During the introduction of transcatheter aortic-valve replacement (TAVR) in the United States, requirements regarding procedural volume were mandated by the Centers for Medicare and Medicaid Services as a condition of reimbursement. A better understanding of the relationship between hospital volume of TAVR procedures and patient outcomes could inform policy decisions.


We analyzed data from the Transcatheter Valve Therapy Registry regarding procedural volumes and outcomes from 2015 through 2017. The primary analyses examined the association between hospital procedural volume as a continuous variable and risk-adjusted mortality at 30 days after transfemoral TAVR. Secondary analysis included risk-adjusted mortality according to quartile of hospital procedural volume. A sensitivity analysis was performed after exclusion of the first 12 months of transfemoral TAVR procedures at each hospital.
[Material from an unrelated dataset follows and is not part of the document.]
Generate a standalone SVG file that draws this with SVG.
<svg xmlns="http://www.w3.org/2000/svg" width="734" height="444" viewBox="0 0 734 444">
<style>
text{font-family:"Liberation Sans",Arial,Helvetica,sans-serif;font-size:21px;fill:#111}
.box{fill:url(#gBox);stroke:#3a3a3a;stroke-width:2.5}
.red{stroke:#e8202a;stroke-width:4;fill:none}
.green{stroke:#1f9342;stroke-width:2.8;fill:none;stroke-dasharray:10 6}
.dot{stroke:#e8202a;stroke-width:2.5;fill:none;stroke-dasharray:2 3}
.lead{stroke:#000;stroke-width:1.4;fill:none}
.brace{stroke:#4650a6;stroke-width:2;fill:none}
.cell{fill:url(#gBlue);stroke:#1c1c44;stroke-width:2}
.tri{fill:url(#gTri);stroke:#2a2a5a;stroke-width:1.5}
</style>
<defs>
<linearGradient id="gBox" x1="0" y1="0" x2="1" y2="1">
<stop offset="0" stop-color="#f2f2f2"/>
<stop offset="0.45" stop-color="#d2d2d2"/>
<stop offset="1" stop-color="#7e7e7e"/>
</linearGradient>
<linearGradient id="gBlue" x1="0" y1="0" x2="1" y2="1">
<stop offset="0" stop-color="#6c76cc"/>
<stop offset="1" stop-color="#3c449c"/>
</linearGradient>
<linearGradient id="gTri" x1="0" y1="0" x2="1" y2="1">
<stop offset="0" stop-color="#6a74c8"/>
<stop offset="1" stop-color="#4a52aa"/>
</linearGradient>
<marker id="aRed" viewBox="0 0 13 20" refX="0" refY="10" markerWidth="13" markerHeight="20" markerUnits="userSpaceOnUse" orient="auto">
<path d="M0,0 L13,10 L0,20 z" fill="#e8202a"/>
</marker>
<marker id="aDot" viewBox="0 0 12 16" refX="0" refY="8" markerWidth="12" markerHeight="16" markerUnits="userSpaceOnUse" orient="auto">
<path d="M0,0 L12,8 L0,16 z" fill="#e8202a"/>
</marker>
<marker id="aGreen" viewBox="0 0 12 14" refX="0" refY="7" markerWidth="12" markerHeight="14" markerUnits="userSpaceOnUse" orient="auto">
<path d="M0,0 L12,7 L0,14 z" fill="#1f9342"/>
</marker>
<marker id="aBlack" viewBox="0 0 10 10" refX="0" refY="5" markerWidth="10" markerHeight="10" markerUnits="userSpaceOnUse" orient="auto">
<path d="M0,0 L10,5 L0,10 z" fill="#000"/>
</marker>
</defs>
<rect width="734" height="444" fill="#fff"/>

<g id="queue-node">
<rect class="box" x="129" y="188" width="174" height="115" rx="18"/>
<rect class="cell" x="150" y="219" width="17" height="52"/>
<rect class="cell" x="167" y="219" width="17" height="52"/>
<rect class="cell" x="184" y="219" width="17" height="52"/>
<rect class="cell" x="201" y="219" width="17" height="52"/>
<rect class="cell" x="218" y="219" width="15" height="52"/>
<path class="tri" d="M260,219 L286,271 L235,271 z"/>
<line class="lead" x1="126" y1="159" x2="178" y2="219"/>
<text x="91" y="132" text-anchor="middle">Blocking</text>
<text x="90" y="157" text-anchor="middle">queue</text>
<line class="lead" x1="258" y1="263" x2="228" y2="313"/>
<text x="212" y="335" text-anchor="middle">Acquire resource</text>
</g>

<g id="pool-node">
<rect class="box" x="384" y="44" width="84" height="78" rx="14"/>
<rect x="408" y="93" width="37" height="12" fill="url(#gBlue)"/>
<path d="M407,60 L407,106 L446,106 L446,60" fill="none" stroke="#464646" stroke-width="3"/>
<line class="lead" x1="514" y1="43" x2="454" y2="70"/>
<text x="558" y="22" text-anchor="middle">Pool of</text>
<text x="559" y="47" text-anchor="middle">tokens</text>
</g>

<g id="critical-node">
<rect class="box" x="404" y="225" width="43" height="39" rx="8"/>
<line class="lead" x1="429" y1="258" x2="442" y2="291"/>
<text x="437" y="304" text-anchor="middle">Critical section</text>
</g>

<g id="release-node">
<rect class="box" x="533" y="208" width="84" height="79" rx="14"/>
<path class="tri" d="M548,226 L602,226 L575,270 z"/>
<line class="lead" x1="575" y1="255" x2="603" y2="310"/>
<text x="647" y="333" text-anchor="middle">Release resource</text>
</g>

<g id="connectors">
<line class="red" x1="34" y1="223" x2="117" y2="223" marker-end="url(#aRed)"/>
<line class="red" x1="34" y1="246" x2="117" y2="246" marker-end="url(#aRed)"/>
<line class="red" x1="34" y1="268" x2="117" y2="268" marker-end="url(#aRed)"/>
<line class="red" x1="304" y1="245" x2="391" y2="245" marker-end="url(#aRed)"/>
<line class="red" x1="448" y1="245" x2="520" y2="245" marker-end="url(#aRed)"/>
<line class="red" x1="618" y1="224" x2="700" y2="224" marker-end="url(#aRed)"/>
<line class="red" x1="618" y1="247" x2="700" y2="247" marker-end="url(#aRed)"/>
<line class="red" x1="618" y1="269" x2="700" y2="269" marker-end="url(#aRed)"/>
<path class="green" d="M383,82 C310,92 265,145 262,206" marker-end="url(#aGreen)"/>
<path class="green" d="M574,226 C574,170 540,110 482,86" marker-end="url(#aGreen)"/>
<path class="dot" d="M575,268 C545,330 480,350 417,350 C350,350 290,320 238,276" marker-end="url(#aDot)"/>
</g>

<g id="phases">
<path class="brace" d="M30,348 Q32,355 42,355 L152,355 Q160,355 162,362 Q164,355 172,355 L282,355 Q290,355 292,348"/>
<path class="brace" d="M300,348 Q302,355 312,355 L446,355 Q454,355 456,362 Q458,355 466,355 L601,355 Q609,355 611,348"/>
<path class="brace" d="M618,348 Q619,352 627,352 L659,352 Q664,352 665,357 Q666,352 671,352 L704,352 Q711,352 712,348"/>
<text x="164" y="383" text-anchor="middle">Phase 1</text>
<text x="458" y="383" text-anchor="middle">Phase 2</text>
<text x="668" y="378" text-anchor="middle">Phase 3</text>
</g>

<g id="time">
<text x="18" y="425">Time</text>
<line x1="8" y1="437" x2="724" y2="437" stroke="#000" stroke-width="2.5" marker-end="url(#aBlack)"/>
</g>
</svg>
Of 113,662 TAVR procedures performed at 555 hospitals by 2960 operators, 96,256 (84.7%) involved a transfemoral approach. There was a significant inverse association between annualized volume of transfemoral TAVR procedures and mortality. Adjusted 30-day mortality was higher and more variable at hospitals in the lowest-volume quartile (3.19%; 95% confidence interval [CI], 2.78 to 3.67) than at hospitals in the highest-volume quartile (2.66%; 95% CI, 2.48 to 2.85) (odds ratio, 1.21; P = 0.02). The difference in adjusted mortality between a mean annualized volume of 27 procedures in the lowest-volume quartile and 143 procedures in the highest-volume quartile was a relative reduction of 19.45% (95% CI, 8.63 to 30.26). After the exclusion of the first 12 months of TAVR procedures at each hospital, 30-day mortality remained higher in the lowest-volume quartile than in the highest-volume quartile (3.10% vs. 2.61%; odds ratio, 1.19; 95% CI, 1.01 to 1.40).


An inverse volume-mortality association was observed for transfemoral TAVR procedures from 2015 through 2017. Mortality at 30 days was higher and more variable at hospitals with a low procedural volume than at hospitals with a high procedural volume. (Funded by the American College of Cardiology Foundation National Cardiovascular Data Registry and the Society of Thoracic Surgeons.).